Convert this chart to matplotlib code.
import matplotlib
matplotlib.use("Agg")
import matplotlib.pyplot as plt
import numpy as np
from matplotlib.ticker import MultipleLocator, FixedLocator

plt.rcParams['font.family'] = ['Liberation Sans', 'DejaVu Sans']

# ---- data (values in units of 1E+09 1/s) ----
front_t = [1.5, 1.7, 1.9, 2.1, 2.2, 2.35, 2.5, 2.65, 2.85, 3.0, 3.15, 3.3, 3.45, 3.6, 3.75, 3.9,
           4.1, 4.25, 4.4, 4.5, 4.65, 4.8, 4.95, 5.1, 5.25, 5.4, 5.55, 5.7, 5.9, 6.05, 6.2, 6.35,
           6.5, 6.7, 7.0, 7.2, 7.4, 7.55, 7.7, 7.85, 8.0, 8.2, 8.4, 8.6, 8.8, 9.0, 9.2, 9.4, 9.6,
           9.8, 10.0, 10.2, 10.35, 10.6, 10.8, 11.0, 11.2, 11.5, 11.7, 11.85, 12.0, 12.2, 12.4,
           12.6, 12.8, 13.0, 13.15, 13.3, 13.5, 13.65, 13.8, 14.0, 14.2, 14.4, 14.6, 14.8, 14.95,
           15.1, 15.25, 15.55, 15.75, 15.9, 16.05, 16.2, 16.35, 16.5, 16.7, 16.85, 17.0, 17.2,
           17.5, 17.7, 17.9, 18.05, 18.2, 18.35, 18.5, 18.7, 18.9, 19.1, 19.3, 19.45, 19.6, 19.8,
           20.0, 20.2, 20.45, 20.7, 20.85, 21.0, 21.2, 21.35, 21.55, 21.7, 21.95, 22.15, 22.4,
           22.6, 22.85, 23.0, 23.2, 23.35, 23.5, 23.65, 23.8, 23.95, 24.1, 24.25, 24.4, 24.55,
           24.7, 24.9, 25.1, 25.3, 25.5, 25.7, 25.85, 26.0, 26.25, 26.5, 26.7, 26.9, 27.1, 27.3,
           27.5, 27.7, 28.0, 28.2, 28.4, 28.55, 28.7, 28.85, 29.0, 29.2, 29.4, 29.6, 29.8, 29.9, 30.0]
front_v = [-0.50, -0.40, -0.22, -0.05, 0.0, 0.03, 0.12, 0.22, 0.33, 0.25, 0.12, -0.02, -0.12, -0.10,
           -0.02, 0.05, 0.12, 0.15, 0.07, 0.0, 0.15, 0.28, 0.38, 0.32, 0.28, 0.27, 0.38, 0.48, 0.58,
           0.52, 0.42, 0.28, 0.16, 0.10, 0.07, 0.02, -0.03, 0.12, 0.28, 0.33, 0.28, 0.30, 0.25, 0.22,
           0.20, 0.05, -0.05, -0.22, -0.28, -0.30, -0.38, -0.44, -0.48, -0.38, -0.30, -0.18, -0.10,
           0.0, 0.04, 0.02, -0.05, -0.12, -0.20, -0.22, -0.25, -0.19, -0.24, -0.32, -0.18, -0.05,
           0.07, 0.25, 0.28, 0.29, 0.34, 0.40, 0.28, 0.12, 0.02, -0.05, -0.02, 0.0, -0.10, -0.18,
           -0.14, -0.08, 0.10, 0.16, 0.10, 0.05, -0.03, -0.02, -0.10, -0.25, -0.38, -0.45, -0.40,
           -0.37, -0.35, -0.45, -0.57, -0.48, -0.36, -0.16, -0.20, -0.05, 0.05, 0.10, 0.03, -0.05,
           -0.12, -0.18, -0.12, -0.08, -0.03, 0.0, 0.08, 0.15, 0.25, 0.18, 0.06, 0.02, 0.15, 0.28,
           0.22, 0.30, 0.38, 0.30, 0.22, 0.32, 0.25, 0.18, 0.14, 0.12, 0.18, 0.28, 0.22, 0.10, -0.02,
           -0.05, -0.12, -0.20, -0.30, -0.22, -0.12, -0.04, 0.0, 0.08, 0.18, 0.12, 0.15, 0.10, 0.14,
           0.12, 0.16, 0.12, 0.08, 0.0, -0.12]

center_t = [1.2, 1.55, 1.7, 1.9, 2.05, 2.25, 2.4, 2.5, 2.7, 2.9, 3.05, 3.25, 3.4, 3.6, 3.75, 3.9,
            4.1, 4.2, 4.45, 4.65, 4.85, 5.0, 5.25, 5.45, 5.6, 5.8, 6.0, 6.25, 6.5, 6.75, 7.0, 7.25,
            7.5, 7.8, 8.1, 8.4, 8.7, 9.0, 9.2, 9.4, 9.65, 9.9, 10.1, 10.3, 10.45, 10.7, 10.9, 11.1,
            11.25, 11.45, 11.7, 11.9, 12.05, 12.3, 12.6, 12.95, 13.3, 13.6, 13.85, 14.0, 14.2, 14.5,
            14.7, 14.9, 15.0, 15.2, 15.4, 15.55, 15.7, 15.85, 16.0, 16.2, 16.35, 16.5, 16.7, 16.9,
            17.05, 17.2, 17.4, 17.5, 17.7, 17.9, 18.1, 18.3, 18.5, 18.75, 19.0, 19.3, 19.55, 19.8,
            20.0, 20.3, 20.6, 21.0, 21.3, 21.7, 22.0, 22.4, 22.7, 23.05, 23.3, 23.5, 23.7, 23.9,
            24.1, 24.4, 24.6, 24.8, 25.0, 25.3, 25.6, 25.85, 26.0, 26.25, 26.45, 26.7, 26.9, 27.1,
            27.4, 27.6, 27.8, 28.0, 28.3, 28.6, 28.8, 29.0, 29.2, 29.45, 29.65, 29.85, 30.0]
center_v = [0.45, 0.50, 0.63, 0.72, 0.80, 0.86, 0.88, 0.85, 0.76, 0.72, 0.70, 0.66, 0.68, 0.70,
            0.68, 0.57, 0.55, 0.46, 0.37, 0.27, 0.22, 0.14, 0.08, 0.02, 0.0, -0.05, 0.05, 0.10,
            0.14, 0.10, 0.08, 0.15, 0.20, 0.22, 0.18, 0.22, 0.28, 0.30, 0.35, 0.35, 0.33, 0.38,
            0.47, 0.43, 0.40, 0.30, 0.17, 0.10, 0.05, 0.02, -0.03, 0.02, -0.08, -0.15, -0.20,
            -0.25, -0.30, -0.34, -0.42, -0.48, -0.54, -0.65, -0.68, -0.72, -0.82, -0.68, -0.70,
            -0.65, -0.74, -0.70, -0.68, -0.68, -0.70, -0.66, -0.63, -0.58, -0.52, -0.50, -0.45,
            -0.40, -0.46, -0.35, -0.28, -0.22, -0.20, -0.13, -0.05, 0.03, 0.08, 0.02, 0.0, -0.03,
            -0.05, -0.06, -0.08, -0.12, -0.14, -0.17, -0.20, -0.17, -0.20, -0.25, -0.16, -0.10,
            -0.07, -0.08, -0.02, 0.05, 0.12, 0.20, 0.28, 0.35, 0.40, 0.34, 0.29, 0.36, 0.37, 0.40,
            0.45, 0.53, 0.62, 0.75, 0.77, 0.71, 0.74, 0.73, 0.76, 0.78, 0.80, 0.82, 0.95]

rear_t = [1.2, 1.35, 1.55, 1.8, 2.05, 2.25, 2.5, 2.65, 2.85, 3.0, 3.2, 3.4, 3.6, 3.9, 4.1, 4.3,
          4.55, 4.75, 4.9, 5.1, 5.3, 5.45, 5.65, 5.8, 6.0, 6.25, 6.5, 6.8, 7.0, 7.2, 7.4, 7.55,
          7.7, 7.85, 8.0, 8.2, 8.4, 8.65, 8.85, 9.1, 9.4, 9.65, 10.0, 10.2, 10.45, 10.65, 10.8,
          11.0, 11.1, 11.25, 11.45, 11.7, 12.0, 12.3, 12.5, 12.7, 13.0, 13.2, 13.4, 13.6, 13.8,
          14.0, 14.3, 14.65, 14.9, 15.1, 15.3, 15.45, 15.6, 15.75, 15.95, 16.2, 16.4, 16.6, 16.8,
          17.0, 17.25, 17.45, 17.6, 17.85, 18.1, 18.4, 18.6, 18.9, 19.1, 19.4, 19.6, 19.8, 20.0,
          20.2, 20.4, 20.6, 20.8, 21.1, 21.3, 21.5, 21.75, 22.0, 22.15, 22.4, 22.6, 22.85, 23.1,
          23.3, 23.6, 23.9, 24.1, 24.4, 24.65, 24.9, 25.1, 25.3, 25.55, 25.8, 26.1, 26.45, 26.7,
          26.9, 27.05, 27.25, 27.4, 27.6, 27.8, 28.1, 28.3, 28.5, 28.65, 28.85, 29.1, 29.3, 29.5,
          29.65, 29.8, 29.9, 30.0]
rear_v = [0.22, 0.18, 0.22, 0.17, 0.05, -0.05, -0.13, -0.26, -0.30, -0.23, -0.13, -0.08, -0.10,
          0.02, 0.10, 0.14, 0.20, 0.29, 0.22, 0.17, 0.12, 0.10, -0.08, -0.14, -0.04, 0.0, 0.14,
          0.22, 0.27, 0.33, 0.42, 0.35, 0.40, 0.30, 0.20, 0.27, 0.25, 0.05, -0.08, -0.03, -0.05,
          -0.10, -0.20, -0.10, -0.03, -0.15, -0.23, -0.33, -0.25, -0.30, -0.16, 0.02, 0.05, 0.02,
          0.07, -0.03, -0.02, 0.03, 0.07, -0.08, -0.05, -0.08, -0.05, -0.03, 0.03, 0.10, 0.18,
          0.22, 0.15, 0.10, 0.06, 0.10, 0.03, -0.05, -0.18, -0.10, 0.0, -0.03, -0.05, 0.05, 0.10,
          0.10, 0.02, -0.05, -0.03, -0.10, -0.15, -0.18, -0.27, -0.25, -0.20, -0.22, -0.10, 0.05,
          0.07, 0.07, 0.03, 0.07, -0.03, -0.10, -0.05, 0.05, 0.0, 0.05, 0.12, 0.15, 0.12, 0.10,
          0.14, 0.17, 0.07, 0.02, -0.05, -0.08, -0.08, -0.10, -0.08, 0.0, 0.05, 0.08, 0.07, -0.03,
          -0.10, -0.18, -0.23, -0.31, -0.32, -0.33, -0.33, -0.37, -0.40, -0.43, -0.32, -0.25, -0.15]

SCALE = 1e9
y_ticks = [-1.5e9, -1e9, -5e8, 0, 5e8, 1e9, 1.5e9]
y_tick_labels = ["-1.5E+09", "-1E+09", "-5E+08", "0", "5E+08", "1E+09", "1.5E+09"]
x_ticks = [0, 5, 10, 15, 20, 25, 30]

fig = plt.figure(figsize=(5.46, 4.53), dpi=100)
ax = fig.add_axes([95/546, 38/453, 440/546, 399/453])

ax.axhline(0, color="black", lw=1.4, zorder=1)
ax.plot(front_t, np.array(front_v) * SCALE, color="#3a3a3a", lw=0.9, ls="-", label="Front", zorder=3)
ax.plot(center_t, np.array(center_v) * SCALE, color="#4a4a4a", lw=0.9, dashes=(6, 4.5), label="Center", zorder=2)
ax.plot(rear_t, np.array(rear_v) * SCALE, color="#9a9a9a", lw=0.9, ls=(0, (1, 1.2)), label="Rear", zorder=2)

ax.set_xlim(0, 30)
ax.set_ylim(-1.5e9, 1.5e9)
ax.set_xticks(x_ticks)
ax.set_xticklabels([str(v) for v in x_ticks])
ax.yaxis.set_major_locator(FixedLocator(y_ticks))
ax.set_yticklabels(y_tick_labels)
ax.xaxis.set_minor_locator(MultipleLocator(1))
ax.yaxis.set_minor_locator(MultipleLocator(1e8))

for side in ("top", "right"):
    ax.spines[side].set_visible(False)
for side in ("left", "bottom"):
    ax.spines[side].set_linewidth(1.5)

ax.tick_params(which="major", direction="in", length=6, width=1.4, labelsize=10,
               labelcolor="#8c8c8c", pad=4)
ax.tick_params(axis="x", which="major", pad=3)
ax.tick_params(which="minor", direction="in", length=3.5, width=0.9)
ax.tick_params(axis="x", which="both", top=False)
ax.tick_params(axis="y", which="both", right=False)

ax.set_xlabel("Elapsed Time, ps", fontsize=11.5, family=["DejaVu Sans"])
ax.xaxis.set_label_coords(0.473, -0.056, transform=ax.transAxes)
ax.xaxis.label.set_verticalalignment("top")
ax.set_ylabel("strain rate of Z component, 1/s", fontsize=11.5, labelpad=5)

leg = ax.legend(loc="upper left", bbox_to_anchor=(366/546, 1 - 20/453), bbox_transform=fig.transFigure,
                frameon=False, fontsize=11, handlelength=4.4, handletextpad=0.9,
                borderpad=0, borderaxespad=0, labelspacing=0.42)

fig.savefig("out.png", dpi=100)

---*---

▶ [What you are asked to do] Copy, please, exactly the lines that start at the first line of the data and end at the line containing "plt.rcParams['font.family'] = ['Liberation", both kept and no others.

▶ [Worked answer]
Convert this chart to matplotlib code.
import matplotlib
matplotlib.use("Agg")
import matplotlib.pyplot as plt
import numpy as np
from matplotlib.ticker import MultipleLocator, FixedLocator

plt.rcParams['font.family'] = ['Liberation Sans', 'DejaVu Sans']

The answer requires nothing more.